As Greenwich once put it: “I’m not a working musician. When I decide to play I play to awake people spiritually. That’s the only reason.”

That spiritual aspect is why the source for Greenwich’s musical concept so often has been traced to the mid-1960s spirit of saxophonist John Coltrane, but Greenwich himself points to classical music and the mystical-abstract painting of Paul Klee as conceptual sources.

Greenwich, now 84 and living in Vaudreuil-Soulanges, sprang from the same generation of African-Canadian musicians that includes pianists Oscar Peterson, Oliver Jones, and Wray Downes, saxophonist Richard Parris, and drummer Norman Marshall Villeneuve, who grew up in Montreal or grew their career in the city.

But Greenwich was more than a product of his background, always something of an enigma, Miller observes, in that he always stood apart – “a creation of his own invention, cultivation, and perhaps even calculation.”

“Sonny’s different,” noted Toronto pianist and bassist Don Thompson, who collaborated with Greenwich for over 30 years. “He doesn’t play like anybody else. He doesn’t think like anybody else. He doesn’t do anything like anybody else.”

The book recalls the long-gone venues here, from the Old Vienna café and Esquire Show Bar at the start of his career to the clubs where Greenwich often played in the 1980s – a bit of nostalgia for those of us who frequented Club 2080 on Clark St. and L’Air du Temps on St. Paul St. in Old Montreal.
Greenwich was often compared to the Montreal-based bop guitarist Nelson Symonds, but as guitarist Peter Leitch observed, Symonds had a “flashier” style.

“Sonny was playing things we hadn’t heard before, and he didn’t play chords, while Nelson was throwing block chords around like no one else on earth. And he did it with such fire and passion,” Leitch said.

Named Herbert Leonard Greenidge (he adopted the name Sonny Greenwich in 1959), his initial response to having a guitar at home, belonging to his pianist/guitarist father, was “not to play it, but to play with it.” His father taught him some basic chords, and Greenwich taught himself to play by ear.

That “painstaking and intuitive process” likely contributed to Greenwich becoming “resolutely convinced of his own originality,” Miller observed.

He started out playing R and B, using a cutaway archtop Guild guitar and amplifier his father helped him purchase. Though he had skipped two grades in school there was no way he could afford university, and got manual jobs to sustain his emerging career as a musician.

Using cheaper, low-wattage tube amplifiers was how Greenwich developed his timbre, saying, “I have to force the sound out of it and that’s how I get the tone – by forcing it. That’s another reason I seldom play chords.
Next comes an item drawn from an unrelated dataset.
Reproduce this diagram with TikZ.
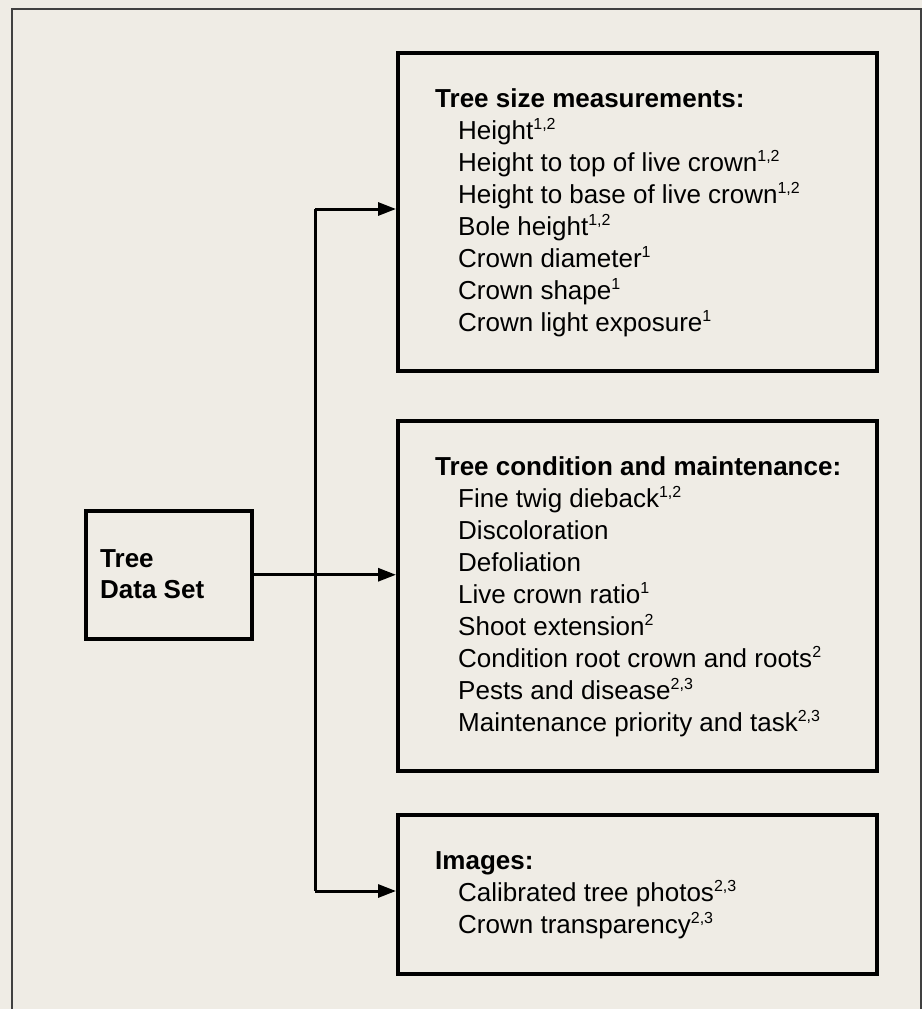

These amps aren’t meant for chords.”

When it came time to seek broader recognition in the 1960s with visits to the jazz mecca in New York City, things did not work out as expected and disappointments outweighed the interest Greenwich had generated, in particular with trumpeter Miles Davis and Wayne Shorter who were about to embark on major innovative projects.

Sour grapes or not, Greenwich was determined to pursue his own path, telling an interviewer, “If I go to the States I’ll go with my own group and play my own music.”

Over time, the essence of his music was becoming more defined, “more inside the chords” than out, as he put it in the early 1970s.

In the 1980s, however, other musicians either moved back to playing music based on the values of swing, blues and bebop, the most prominent being the neo-traditionalist trumpeter Wynton Marsalis, or forward in various directions when it comes to composition and improvisation, which is what the avant-garde players did, and still do.

This left Greenwich to carry on, following, in Miller’s words, “his own muse at his own pace – just as in truth he had been doing all along.”

He last played in public in July 2005, with pianist Marilyn Lerner, at the Atlantic Jazz Festival, but asked whether he had made a conscious decision to stop performing, Greenwich was categorical, saying he had done no such thing.

The book is illustrated with wonderful photos and concludes with a detailed discography.